Suzuki GF250
- Manufacturer: Suzuki
- Production: 1985-1990
- Predecessor: Suzuki GS250FW
- Successor: Suzuki Across
- Class: Sport bike
- Engine: 249 cc (15.2 cu in) liquid-cooled 4-stroke DOHC inline-four
- Top speed: 180 km/h (110 mph)
- Power: 41–45 PS (30–33 kW) @ 12,500 rpm (crank)
- Torque: 2.4 kg⋅m (24 N⋅m; 17 lbf⋅ft) @ 10,500 rpm^{[citation needed]}
- Transmission: 6-speed constant mesh
- Brakes: Front: Dual piston single disc Rear: Single piston disc
- Weight: 139 kg (306 lb) (dry)

= Suzuki GF250 =

Road motorbike

The Suzuki GF 250 was a water-cooled four-cylinder four-stroke road motorbike. The engine block and transmission were the same as the GSX-R250. It did not rev as high (13000 redline) as the GSX-R series, but had several finer points like adjustable dampening on the suspension. It has 2pot brakes on the front and single on the rear. It was produced in the late 1980s and early 1990s. Top speed was about 180 km/h. There were one- and two-seat versions.

The GF250 was introduced in 1985 and was a redesign of the GS250FW, and the frame and bodywork were completely redesigned. The new frame was lighter and lowered the seat height to 750mm. The GF250 also had a disc rear brake.

Early models had no fairing, but later models (from 1988) had a small frame-mounted half-fairing, twin front brake discs and more power. A sticker on one of the fork legs advertised "Deca Piston", there now being four pistons per disc up front and two at the back.
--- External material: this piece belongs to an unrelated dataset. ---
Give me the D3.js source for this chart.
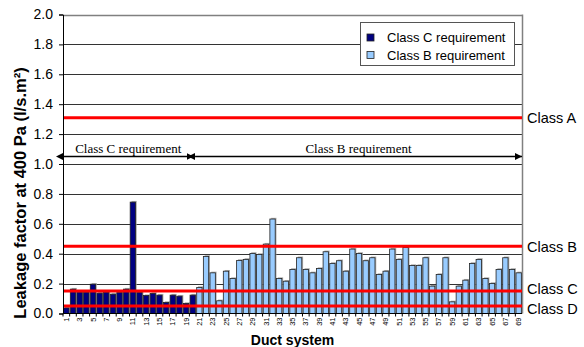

Other important changes were made to the engine - larger inlet valves, altered timing, an increase in compression ratio, lighter internal engine components, and a new four-into-one exhaust system.

Early models were available in white and blue. Later models were available in white and blue, red and black, and gray, red and black.

The GF250 was succeeded by the Suzuki Across (motorcycle).